§ PROBLEM DESCRIPTION
Only the lines from the start of the data to the line containing "1000000, 1778279, 3162278];", both included, should be output, exactly and without pictures.

§ DATA EXTRACT
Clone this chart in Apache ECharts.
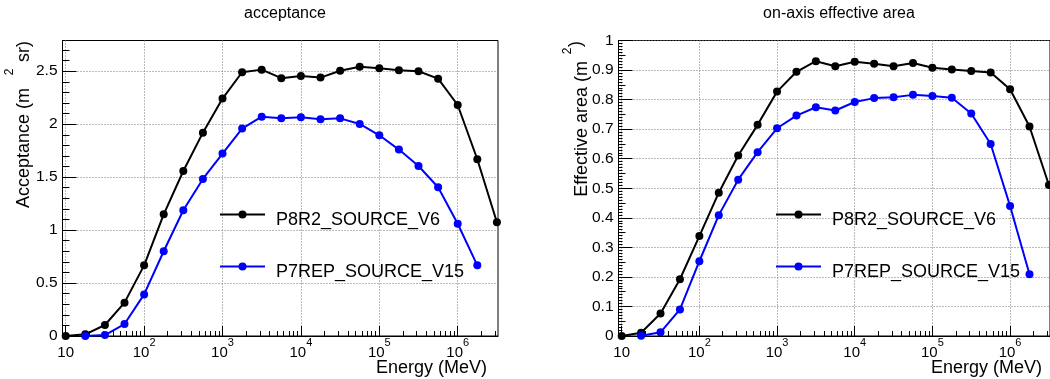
<!DOCTYPE html>
<html>
<head>
<meta charset="utf-8">
<script src="https://cdn.jsdelivr.net/npm/echarts@6/dist/echarts.min.js"></script>
<style>
  html, body { margin: 0; padding: 0; background: #fff; }
  #chart { width: 1050px; height: 379px; }
</style>
</head>
<body>
<div id="chart"></div>
<script>
// ---- data ----
const energyMeV = [10, 17.78, 31.62, 56.23, 100, 177.8, 316.2, 562.3, 1000, 1778, 3162, 5623,
  10000, 17783, 31623, 56234, 100000, 177828, 316228, 562341, 1000000, 1778279, 3162278];

const acceptanceP8R2 = [0, 0.016, 0.104, 0.315, 0.667, 1.149, 1.558, 1.92, 2.242, 2.49, 2.515, 2.434,
  2.455, 2.44, 2.505, 2.543, 2.528, 2.509, 2.5, 2.43, 2.181, 1.669, 1.074];
const acceptanceP7REP = [null, 0.0, 0.009, 0.113, 0.393, 0.80, 1.187, 1.483, 1.722, 1.958, 2.071, 2.055,
  2.065, 2.046, 2.055, 2.002, 1.895, 1.76, 1.605, 1.404, 1.06, 0.667, null];

const effAreaP8R2 = [0, 0.011, 0.076, 0.192, 0.338, 0.485, 0.611, 0.7145, 0.827, 0.894, 0.930, 0.913,
  0.928, 0.921, 0.913, 0.924, 0.908, 0.902, 0.897, 0.892, 0.835, 0.709, 0.511];
const effAreaP7REP = [null, 0.001, 0.0125, 0.090, 0.253, 0.409, 0.529, 0.622, 0.703, 0.746, 0.774, 0.763,
  0.792, 0.805, 0.808, 0.816, 0.812, 0.806, 0.753, 0.650, 0.440, 0.209, null];

const seriesNames = ['P8R2_SOURCE_V6', 'P7REP_SOURCE_V15'];
const panelTitles = ['acceptance', 'on-axis effective area'];

// tick labels
const xMajorExponents = [1, 2, 3, 4, 5, 6];           // 10, 10^2 ... 10^6
const yTicksAcceptance = [0, 0.5, 1, 1.5, 2, 2.5];
const yTicksEffArea = [0, 0.1, 0.2, 0.3, 0.4, 0.5, 0.6, 0.7, 0.8, 0.9, 1];

// ---- derived helpers ----
const FONT = 'Liberation Sans';
const X_MIN = 0.959, X_MAX = 6.514;   // log10(E) range of the frames
const xMinorExponents = [];
for (let n = 1; n <= 6; n++) {
  for (let k = 2; k <= 9; k++) {
    const e = Math.log10(k * Math.pow(10, n));
    if (e > X_MIN && e < X_MAX) xMinorExponents.push(e);
  }
}
const accMinor = [];
for (let i = 1; i <= 27; i++) { if (i % 5 !== 0) accMinor.push(i / 10); }
const effMedium = [];
const effMinor = [];
for (let i = 1; i < 100; i++) {
  if (i % 10 === 0) continue;
  if (i % 5 === 0) effMedium.push(i / 100); else effMinor.push(i / 100);
}

function pairs(values) {
  const out = [];
  values.forEach((v, i) => { if (v !== null) out.push([Math.log10(energyMeV[i]), v]); });
  return out;
}

const gridLine = { show: true, lineStyle: { color: '#777', width: 1, type: [1, 2] } };
const blackLine = { show: true, lineStyle: { color: '#000', width: 1 } };

function xAxes(gridIndex) {
  return [{
    gridIndex, type: 'value', min: X_MIN, max: X_MAX, position: 'bottom',
    axisLine: blackLine,
    axisTick: { show: true, inside: true, length: 10, customValues: xMajorExponents, lineStyle: { color: '#000' } },
    axisLabel: {
      customValues: xMajorExponents, margin: 1, color: '#000',
      formatter: v => { const n = Math.round(v); return n === 1 ? '{b|10}' : '{b|10}{s|' + n + '}'; },
      rich: {
        b: { fontSize: 15, fontFamily: FONT, color: '#000', padding: [8, 0, 0, 0] },
        s: { fontSize: 11, fontFamily: FONT, color: '#000', verticalAlign: 'top' }
      }
    },
    splitLine: gridLine
  }, {
    gridIndex, type: 'value', min: X_MIN, max: X_MAX, position: 'bottom',
    axisLine: { show: false },
    axisTick: { show: true, inside: true, length: 5, customValues: xMinorExponents, lineStyle: { color: '#000' } },
    axisLabel: { show: false },
    splitLine: { show: false }
  }];
}

function yAxis(gridIndex, max, ticks, len, withLabels) {
  return {
    gridIndex, type: 'value', min: 0, max, position: 'left',
    axisLine: withLabels ? blackLine : { show: false },
    axisTick: { show: true, inside: true, length: len, customValues: ticks, lineStyle: { color: '#000' } },
    axisLabel: withLabels ? {
      customValues: ticks, margin: 5, color: '#000', fontSize: 15.5, fontFamily: FONT,
      formatter: v => String(Math.round(v * 100) / 100)
    } : { show: false },
    splitLine: withLabels ? gridLine : { show: false }
  };
}

function lineSeries(name, color, values, xi, yi) {
  return {
    type: 'line', name, xAxisIndex: xi, yAxisIndex: yi,
    data: pairs(values),
    symbol: 'circle', symbolSize: 8, showSymbol: true,
    itemStyle: { color },
    lineStyle: { color, width: 2 },
    emphasis: { disabled: true },
    animation: false
  };
}

function legend(name, left, top) {
  return {
    data: [name], left, top, orient: 'vertical', padding: 0,
    itemWidth: 45, itemHeight: 10, selectedMode: false,
    formatter: '{a|{name}}',
    textStyle: {
      fontSize: 18, fontFamily: FONT, color: '#000',
      rich: { a: { fontSize: 18, fontFamily: FONT, color: '#000', padding: [11, 0, 0, 6] } }
    }
  };
}

const textEl = (text, x, y, align, vAlign, size, rot) => ({
  type: 'text', x, y, rotation: rot || 0, silent: true,
  style: { text, font: size + 'px "' + FONT + '"', fill: '#000', align, verticalAlign: vAlign }
});

const option = {
  animation: false,
  backgroundColor: '#fff',
  title: [
    { text: panelTitles[0], left: 280, top: 1, textAlign: 'center',
      textStyle: { fontSize: 16, fontWeight: 'normal', fontFamily: FONT, color: '#000' } },
    { text: panelTitles[1], left: 834, top: 1, textAlign: 'center',
      textStyle: { fontSize: 16, fontWeight: 'normal', fontFamily: FONT, color: '#000' } }
  ],
  grid: [
    { left: 62.5, top: 40.5, width: 435.5, height: 295.5, show: true, borderColor: '#000', borderWidth: 1, containLabel: false },
    { left: 618.5, top: 40.5, width: 434, height: 295.5, show: true, borderColor: '#000', borderWidth: 1, containLabel: false }
  ],
  xAxis: [...xAxes(0), ...xAxes(1)],
  yAxis: [
    yAxis(0, 2.79, yTicksAcceptance, 14, true),
    yAxis(0, 2.79, accMinor, 7, false),
    yAxis(1, 1, yTicksEffArea, 14, true),
    yAxis(1, 1, effMedium, 7, false),
    yAxis(1, 1, effMinor, 4, false)
  ],
  legend: [
    legend(seriesNames[0], 219, 210.5),
    legend(seriesNames[1], 219, 262.5),
    legend(seriesNames[0], 775, 210.5),
    legend(seriesNames[1], 775, 262.5)
  ],
  series: [
    lineSeries(seriesNames[0], '#000000', acceptanceP8R2, 0, 0),
    lineSeries(seriesNames[1], '#0000ff', acceptanceP7REP, 0, 0),
    lineSeries(seriesNames[0], '#000000', effAreaP8R2, 2, 2),
    lineSeries(seriesNames[1], '#0000ff', effAreaP7REP, 2, 2)
  ],
  graphic: [
    textEl('Acceptance (m', 23.7, 88, 'right', 'middle', 18, Math.PI / 2),
    textEl('2', 9.5, 72, 'center', 'middle', 12, Math.PI / 2),
    textEl('sr)', 23.7, 41, 'right', 'middle', 18, Math.PI / 2),
    textEl('Effective area (m', 581.7, 61, 'right', 'middle', 18, Math.PI / 2),
    textEl('2', 567.5, 51, 'center', 'middle', 12, Math.PI / 2),
    textEl(')', 576, 41, 'right', 'middle', 18, Math.PI / 2),
    textEl('Energy (MeV)', 487, 359, 'right', 'top', 18),
    textEl('Energy (MeV)', 1042, 359, 'right', 'top', 18)
  ]
};

const chart = echarts.init(document.getElementById('chart'), null, { renderer: 'canvas' });
chart.setOption(option);
</script>
</body>
</html>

§ TASK ANSWER
Clone this chart in Apache ECharts.
<!DOCTYPE html>
<html>
<head>
<meta charset="utf-8">
<script src="https://cdn.jsdelivr.net/npm/echarts@6/dist/echarts.min.js"></script>
<style>
  html, body { margin: 0; padding: 0; background: #fff; }
  #chart { width: 1050px; height: 379px; }
</style>
</head>
<body>
<div id="chart"></div>
<script>
// ---- data ----
const energyMeV = [10, 17.78, 31.62, 56.23, 100, 177.8, 316.2, 562.3, 1000, 1778, 3162, 5623,
  10000, 17783, 31623, 56234, 100000, 177828, 316228, 562341, 1000000, 1778279, 3162278];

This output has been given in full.